• _Exercise_
Using the records that follow, reproduce exactly the lines starting at the line containing "Generate a component" and ending at the line containing "const years = ['20', '21', '22', '23', '24', '25'];". Include both end lines and no pictures.

------------------------------------------------------------------------

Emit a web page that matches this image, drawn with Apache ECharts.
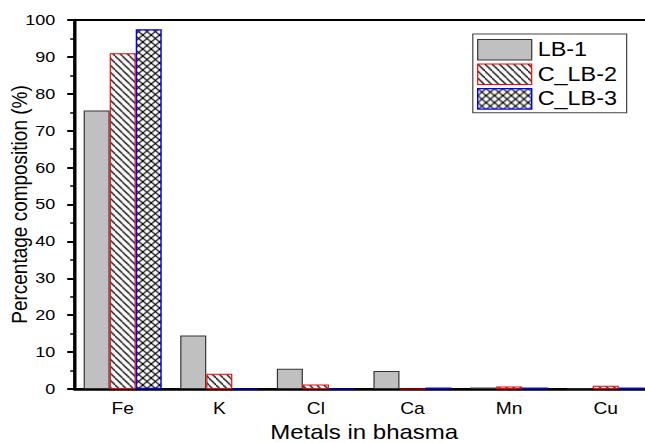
<!DOCTYPE html>
<html>
<head>
<meta charset="utf-8">
<script src="https://cdn.jsdelivr.net/npm/echarts@6/dist/echarts.min.js"></script>
<style>
  html, body { margin: 0; padding: 0; background: #fff; overflow: hidden; }
  /* the reference figure is stretched sideways, so draw narrower and scale */
  #main { width: 537.5px; height: 443px; transform: scaleX(1.2); transform-origin: 0 0; }
</style>
</head>
<body>
<div id="main"></div>
<script>
const categories = ['Fe', 'K', 'Cl', 'Ca', 'Mn', 'Cu']
const seriesNames = ['LB-1', 'C_LB-2', 'C_LB-3']
const lb1 = [75.5, 14.5, 5.5, 4.9, 0.4, 0.2]
const clb2 = [91, 4.1, 1.2, 0, 0.7, 0.9]
const clb3 = [97.5, 0, 0, 0.4, 0.4, 0.4]
const yMin = 0
const yMax = 100
const yStep = 10

// hatch patterns
function makeHatch(w, h, cross) {
  const c = document.createElement('canvas')
  c.width = w
  c.height = h
  const ctx = c.getContext('2d')
  ctx.fillStyle = '#fff'
  ctx.fillRect(0, 0, w, h)
  ctx.strokeStyle = '#000'
  ctx.lineWidth = 1.2
  for (let k = -1; k <= 1; k++) {
    ctx.beginPath()
    ctx.moveTo(k * w, 0)
    ctx.lineTo(k * w + w, h)
    ctx.stroke()
    if (cross) {
      ctx.beginPath()
      ctx.moveTo(k * w + w, 0)
      ctx.lineTo(k * w, h)
      ctx.stroke()
    }
  }
  return { image: c.toDataURL(), repeat: 'repeat', imageWidth: w, imageHeight: h }
}

const styles = [
  { color: '#c0c0c0', borderColor: '#333', borderWidth: 1 },
  { color: makeHatch(6, 7, false), borderColor: '#ff0000', borderWidth: 1 },
  { color: makeHatch(7, 7, true), borderColor: '#0000ff', borderWidth: 1.2 }
]
const values = [lb1, clb2, clb3]

const chart = echarts.init(document.getElementById('main'), null, { renderer: 'svg' })

const option = {
  animation: false,
  textStyle: { fontFamily: 'Liberation Sans' },
  grid: {
    left: 62,
    right: -7,
    top: 20,
    bottom: 54,
    outerBoundsMode: 'none',
    containLabel: false,
    show: true,
    borderColor: '#000',
    borderWidth: 2
  },
  legend: {
    orient: 'vertical',
    left: 394,
    top: 34,
    icon: 'rect',
    itemWidth: 45,
    itemHeight: 20.5,
    itemGap: 3,
    padding: [5, 8, 3, 3.5],
    borderColor: '#444',
    borderWidth: 1,
    backgroundColor: '#fff',
    textStyle: { fontSize: 19.5, color: '#000' },
    data: seriesNames.map((n, i) => ({ name: n, itemStyle: styles[i] }))
  },
  xAxis: [
    {
      type: 'category',
      data: categories,
      position: 'bottom',
      axisLine: { lineStyle: { color: '#000', width: 2.5 } },
      axisTick: { alignWithLabel: true, length: 6, lineStyle: { color: '#000', width: 1.7 } },
      axisLabel: { color: '#000', fontSize: 16, margin: 12 },
      name: 'Metals in bhasma',
      nameLocation: 'middle',
      nameGap: 31,
      nameTextStyle: { fontSize: 20, color: '#000' }
    },
    {
      // ticks between the categories
      type: 'category',
      data: categories,
      position: 'bottom',
      axisLine: { show: false },
      axisTick: { length: 4, lineStyle: { color: '#000', width: 1.7 } },
      axisLabel: { show: false }
    }
  ],
  yAxis: {
    type: 'value',
    min: yMin,
    max: yMax,
    interval: yStep,
    axisLine: { show: true, lineStyle: { color: '#000', width: 2.5 } },
    axisTick: { show: true, length: 6, lineStyle: { color: '#000', width: 2 } },
    minorTick: { show: true, splitNumber: 2, length: 3.5, lineStyle: { color: '#000', width: 1.5 } },
    splitLine: { show: false },
    axisLabel: { color: '#000', fontSize: 15, margin: 16 },
    name: 'Percentage composition (%)',
    nameLocation: 'middle',
    nameMoveOverlap: false,
    nameGap: 37,
    nameTextStyle: { fontSize: 19, color: '#000' }
  },
  series: seriesNames.map((n, i) => ({
    name: n,
    type: 'bar',
    xAxisIndex: 0,
    barWidth: 21.7,
    barGap: '0%',
    itemStyle: styles[i],
    data: values[i]
  }))
}

chart.setOption(option)
</script>
</body>
</html>
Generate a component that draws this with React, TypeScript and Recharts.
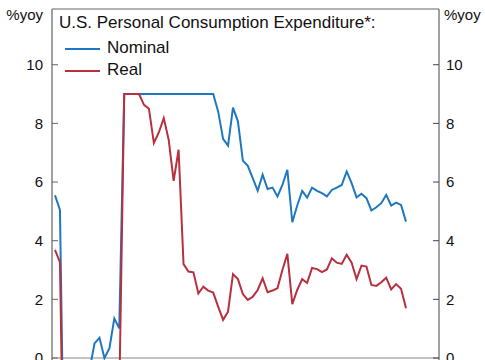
import React from 'react';
import { LineChart, Line, XAxis, YAxis, ReferenceLine } from 'recharts';

const monthNames = ['Jan', 'Feb', 'Mar', 'Apr', 'May', 'Jun', 'Jul', 'Aug', 'Sep', 'Oct', 'Nov', 'Dec'];
const years = ['20', '21', '22', '23', '24', '25'];

// %yoy, values capped at 9 as in the original chart
const nominal = [
  5.55, 5.05, -6, -17, -11, -5, -3.5, -0.4, 0.5, 0.69, 0.0, 0.33, 1.35, 1.01,
  9, 9, 9, 9, 9, 9, 9, 9, 9, 9, 9, 9, 9, 9, 9, 9, 9, 9, 9,
  8.41, 7.47, 7.24, 8.54, 8.07, 6.73, 6.55, 6.13, 5.7, 6.25, 5.76, 5.81, 5.51,
  5.9, 6.42, 4.63, 5.2, 5.7, 5.47, 5.81, 5.7, 5.62, 5.51, 5.73, 5.81, 5.9, 6.36,
  5.96, 5.48, 5.6, 5.45, 5.03, 5.14, 5.28, 5.56, 5.2, 5.3, 5.22, 4.65,
];
const real = [
  3.69, 3.27, -7, -18, -12, -6, -4.5, -3.5, -2.5, -2, -2, -2, -1.5, -1.3,
  9, 9, 9, 9, 8.63, 8.5, 7.33, 7.69, 8.18, 7.44, 6.04, 7.1,
  3.2, 2.95, 2.92, 2.2, 2.43, 2.3, 2.23, 1.75, 1.3, 1.58, 2.86, 2.69, 2.18, 1.98,
  2.09, 2.32, 2.72, 2.24, 2.3, 2.38, 3.0, 3.55, 1.84, 2.32, 2.69, 2.56, 3.07, 3.03,
  2.93, 3.02, 3.4, 3.25, 3.21, 3.52, 3.25, 2.69, 3.15, 3.12, 2.49, 2.46, 2.58, 2.74,
  2.34, 2.52, 2.36, 1.7,
];
const yTicks = [0, 2, 4, 6, 8, 10];

const months = years.flatMap((y) => monthNames.map((m) => `${m}-${y}`));
const data = months.map((month, i) => ({ month, nominal: nominal[i], real: real[i] }));

const FONT = '"Liberation Sans", Arial, Helvetica, sans-serif';
const BLUE = '#1f78bf';
const RED = '#b8303e';
const TEXT = '#111';
const LEFT_MARGIN = 9;
const RIGHT_MARGIN = 7;

function LeftTick(props: any) {
  const { x, y, payload } = props;
  const ax = x + LEFT_MARGIN;
  return (
    <g>
      <line x1={ax} x2={ax + 6} y1={y} y2={y} stroke="#666" strokeWidth={1} />
      <text x={x} y={y} dy="0.355em" textAnchor="end" fontSize={15} fill={TEXT} fontFamily={FONT}>
        {payload.value}
      </text>
    </g>
  );
}

function RightTick(props: any) {
  const { x, y, payload } = props;
  const ax = x - RIGHT_MARGIN;
  return (
    <g>
      <line x1={ax - 6} x2={ax} y1={y} y2={y} stroke="#444" strokeWidth={1} />
      <text x={x} y={y} dy="0.355em" textAnchor="start" fontSize={15} fill={TEXT} fontFamily={FONT}>
        {payload.value}
      </text>
    </g>
  );
}

export default function App() {
  return (
    <div
      style={{
        position: 'fixed',
        left: 0,
        top: 0,
        width: 485,
        height: 360,
        overflow: 'hidden',
        background: '#fff',
        fontFamily: FONT,
      }}
    >
      <LineChart width={485} height={446} data={data} margin={{ top: 9, right: 0, left: 0, bottom: 0 }}>
        <XAxis dataKey="month" hide padding={{ left: 3, right: 33 }} />
        <YAxis
          yAxisId="left"
          width={52}
          domain={[-3, 11.9]}
          allowDataOverflow
          ticks={yTicks}
          interval={0}
          tickSize={0}
          tickMargin={LEFT_MARGIN}
          tickLine={false}
          axisLine={{ stroke: '#808080', strokeWidth: 1.5 }}
          tick={<LeftTick />}
        />
        <YAxis
          yAxisId="right"
          orientation="right"
          width={46}
          domain={[-3, 11.9]}
          allowDataOverflow
          ticks={yTicks}
          interval={0}
          tickSize={0}
          tickMargin={RIGHT_MARGIN}
          tickLine={false}
          axisLine={{ stroke: '#444', strokeWidth: 1 }}
          tick={<RightTick />}
        />
        <ReferenceLine yAxisId="left" y={11.9} stroke="#666" strokeWidth={1.2} />
        <ReferenceLine yAxisId="left" y={0} stroke="#888" strokeWidth={1.2} />
        <Line
          yAxisId="left"
          type="linear"
          dataKey="nominal"
          stroke={BLUE}
          strokeWidth={2}
          dot={false}
          isAnimationActive={false}
        />
        <Line
          yAxisId="left"
          type="linear"
          dataKey="real"
          stroke={RED}
          strokeWidth={2}
          dot={false}
          isAnimationActive={false}
        />
      </LineChart>
      <svg
        width={485}
        height={360}
        style={{ position: 'absolute', left: 0, top: 0, pointerEvents: 'none' }}
      >
        <text x={43} y={20} textAnchor="end" fontSize={15} fill={TEXT} fontFamily={FONT}>
          %yoy
        </text>
        <text x={444} y={20} textAnchor="start" fontSize={15} fill={TEXT} fontFamily={FONT}>
          %yoy
        </text>
        <text x={59} y={28} fontSize={17} fill={TEXT} fontFamily={FONT}>
          U.S. Personal Consumption Expenditure*:
        </text>
        <line x1={65} x2={100} y1={49} y2={49} stroke={BLUE} strokeWidth={2} />
        <text x={107} y={53} fontSize={17} fill={TEXT} fontFamily={FONT}>
          Nominal
        </text>
        <line x1={65} x2={100} y1={71} y2={71} stroke={RED} strokeWidth={2} />
        <text x={107} y={75} fontSize={17} fill={TEXT} fontFamily={FONT}>
          Real
        </text>
      </svg>
    </div>
  );
}
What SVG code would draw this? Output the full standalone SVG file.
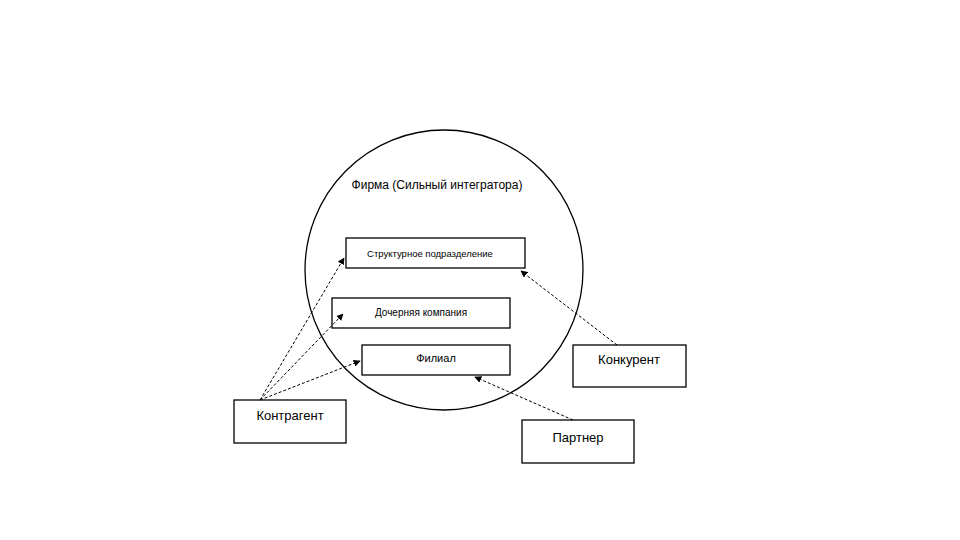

------------------------------------------------------------------------

• _Output for this task_
Generate a component that draws this with React, TypeScript and Recharts.
import React from 'react';
import { LineChart, Line, XAxis, YAxis, ReferenceLine } from 'recharts';

const monthNames = ['Jan', 'Feb', 'Mar', 'Apr', 'May', 'Jun', 'Jul', 'Aug', 'Sep', 'Oct', 'Nov', 'Dec'];
const years = ['20', '21', '22', '23', '24', '25'];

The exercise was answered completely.